*Task details*: Skipping all pictures, set down the lines of the listing from the first through the one with "Board, labour market".

*Dataset extract*:

* Start *

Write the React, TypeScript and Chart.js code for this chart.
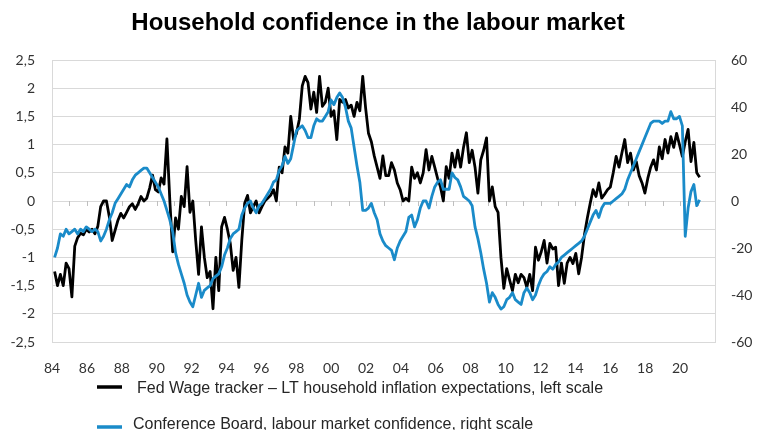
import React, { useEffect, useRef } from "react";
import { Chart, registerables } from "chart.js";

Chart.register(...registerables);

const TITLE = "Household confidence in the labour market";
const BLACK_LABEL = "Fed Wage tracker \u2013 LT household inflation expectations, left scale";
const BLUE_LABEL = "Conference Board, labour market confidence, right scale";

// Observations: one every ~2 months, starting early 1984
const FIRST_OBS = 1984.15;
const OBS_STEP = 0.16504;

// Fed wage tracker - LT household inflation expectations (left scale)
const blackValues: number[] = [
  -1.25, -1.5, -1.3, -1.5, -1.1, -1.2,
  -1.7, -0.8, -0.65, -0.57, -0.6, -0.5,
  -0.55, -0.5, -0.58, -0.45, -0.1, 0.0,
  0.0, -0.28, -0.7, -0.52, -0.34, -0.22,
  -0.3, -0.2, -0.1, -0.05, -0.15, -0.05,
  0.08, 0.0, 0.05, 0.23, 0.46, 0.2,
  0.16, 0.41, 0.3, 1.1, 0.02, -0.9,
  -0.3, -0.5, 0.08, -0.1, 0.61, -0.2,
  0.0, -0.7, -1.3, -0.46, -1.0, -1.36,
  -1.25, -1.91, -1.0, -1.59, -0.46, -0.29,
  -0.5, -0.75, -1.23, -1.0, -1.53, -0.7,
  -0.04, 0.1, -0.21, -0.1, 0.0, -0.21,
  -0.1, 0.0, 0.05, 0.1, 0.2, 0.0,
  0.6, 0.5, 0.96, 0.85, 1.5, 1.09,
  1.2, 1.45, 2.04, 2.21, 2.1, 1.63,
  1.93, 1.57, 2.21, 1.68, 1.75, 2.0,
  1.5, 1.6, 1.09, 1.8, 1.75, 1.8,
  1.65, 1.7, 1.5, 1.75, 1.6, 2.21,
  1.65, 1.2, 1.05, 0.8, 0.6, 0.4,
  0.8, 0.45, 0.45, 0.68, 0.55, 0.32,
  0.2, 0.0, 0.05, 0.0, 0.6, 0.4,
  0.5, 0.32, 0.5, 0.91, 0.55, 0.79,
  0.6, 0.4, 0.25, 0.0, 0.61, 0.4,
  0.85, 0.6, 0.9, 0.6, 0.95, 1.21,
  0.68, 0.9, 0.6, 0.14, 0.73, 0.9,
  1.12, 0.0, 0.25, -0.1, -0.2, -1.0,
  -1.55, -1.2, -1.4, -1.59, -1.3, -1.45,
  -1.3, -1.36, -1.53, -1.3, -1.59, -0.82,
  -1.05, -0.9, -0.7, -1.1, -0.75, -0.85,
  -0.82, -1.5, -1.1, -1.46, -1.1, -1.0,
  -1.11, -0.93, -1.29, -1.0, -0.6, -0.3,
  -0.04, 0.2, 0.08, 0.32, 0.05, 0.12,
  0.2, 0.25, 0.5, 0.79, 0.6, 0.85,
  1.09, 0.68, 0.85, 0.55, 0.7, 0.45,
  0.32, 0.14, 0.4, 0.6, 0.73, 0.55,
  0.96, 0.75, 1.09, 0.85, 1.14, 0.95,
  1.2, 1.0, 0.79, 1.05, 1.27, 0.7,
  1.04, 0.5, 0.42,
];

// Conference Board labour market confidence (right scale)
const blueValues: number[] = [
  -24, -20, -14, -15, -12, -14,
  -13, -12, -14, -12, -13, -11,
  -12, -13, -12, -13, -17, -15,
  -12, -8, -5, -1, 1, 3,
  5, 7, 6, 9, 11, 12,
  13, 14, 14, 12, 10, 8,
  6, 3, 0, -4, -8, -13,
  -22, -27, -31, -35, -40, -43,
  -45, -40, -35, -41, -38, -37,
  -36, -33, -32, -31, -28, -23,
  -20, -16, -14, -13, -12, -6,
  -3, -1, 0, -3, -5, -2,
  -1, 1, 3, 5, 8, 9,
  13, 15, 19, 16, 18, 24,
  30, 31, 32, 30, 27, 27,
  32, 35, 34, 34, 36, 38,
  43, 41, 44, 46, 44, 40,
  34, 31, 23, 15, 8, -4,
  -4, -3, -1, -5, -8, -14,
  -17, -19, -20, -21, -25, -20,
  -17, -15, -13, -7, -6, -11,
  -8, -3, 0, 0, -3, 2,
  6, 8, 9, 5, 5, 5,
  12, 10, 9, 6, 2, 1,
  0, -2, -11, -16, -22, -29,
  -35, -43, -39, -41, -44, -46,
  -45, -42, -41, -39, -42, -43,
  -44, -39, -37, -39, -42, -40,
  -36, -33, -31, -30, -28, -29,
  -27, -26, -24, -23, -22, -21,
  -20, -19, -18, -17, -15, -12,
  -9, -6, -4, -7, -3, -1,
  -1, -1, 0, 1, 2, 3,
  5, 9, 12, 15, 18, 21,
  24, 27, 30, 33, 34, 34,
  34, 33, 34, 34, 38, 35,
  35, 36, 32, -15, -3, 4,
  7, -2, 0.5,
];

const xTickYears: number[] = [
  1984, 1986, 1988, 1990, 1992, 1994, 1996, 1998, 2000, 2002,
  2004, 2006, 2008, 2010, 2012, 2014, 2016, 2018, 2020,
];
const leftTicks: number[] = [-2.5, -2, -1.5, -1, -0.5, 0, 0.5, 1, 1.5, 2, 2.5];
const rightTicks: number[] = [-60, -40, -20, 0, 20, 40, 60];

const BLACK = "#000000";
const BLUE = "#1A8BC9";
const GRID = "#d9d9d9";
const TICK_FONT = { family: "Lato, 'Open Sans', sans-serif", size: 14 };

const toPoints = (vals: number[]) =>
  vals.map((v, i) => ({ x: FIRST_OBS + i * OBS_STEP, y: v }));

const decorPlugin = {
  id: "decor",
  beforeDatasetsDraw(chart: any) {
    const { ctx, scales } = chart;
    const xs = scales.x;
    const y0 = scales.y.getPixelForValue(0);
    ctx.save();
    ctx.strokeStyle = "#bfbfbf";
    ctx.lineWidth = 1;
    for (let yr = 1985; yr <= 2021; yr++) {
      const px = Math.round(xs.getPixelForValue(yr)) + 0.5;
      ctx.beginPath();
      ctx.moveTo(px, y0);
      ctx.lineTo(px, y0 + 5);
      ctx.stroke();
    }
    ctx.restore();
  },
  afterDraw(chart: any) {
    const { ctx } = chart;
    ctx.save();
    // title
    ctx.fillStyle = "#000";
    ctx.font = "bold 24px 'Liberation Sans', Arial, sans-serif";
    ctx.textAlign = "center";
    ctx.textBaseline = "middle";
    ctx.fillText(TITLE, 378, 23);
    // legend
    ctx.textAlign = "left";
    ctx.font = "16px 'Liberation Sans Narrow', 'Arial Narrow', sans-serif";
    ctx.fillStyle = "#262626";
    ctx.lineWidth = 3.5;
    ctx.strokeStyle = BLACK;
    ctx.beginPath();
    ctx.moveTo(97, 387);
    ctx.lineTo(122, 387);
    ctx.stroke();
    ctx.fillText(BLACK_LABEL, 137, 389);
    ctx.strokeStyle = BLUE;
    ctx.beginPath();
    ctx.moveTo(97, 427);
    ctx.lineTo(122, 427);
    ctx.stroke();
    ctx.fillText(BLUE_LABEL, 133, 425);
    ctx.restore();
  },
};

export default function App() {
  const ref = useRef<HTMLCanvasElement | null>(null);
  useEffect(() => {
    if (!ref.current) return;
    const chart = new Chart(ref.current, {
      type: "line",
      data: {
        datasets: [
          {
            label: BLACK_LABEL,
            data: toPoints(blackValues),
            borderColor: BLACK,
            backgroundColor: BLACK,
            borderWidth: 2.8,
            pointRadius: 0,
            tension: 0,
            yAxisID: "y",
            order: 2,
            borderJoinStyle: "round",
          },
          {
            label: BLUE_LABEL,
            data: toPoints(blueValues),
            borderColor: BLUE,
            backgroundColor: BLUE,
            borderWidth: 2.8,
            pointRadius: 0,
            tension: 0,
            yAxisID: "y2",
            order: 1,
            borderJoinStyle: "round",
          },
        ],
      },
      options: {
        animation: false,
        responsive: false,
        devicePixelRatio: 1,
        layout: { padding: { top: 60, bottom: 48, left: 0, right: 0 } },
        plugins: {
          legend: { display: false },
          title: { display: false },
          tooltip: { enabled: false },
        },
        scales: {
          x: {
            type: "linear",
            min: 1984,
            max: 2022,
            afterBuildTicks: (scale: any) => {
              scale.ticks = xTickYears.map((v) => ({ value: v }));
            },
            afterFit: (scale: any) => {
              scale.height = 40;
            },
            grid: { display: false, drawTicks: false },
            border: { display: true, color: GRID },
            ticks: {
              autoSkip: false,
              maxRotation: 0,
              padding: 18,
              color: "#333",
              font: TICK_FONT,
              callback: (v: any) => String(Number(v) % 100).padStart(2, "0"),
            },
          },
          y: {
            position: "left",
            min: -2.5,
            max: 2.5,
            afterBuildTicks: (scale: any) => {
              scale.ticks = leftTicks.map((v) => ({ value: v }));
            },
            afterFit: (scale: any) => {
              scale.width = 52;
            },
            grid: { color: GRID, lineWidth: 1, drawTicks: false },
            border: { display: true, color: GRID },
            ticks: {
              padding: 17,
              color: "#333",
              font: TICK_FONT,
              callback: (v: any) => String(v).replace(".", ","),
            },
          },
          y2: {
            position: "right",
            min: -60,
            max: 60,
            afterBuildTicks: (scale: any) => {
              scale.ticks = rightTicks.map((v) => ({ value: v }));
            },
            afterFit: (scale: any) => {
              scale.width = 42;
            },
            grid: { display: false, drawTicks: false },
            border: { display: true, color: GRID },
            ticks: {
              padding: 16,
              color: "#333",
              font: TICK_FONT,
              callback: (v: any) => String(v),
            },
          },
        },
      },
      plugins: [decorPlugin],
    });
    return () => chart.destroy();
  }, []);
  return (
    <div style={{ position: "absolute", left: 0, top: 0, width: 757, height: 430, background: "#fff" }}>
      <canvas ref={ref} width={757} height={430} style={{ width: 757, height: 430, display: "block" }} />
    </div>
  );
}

* End *

*Result below*:
Write the React, TypeScript and Chart.js code for this chart.
import React, { useEffect, useRef } from "react";
import { Chart, registerables } from "chart.js";

Chart.register(...registerables);

const TITLE = "Household confidence in the labour market";
const BLACK_LABEL = "Fed Wage tracker \u2013 LT household inflation expectations, left scale";
const BLUE_LABEL = "Conference Board, labour market confidence, right scale";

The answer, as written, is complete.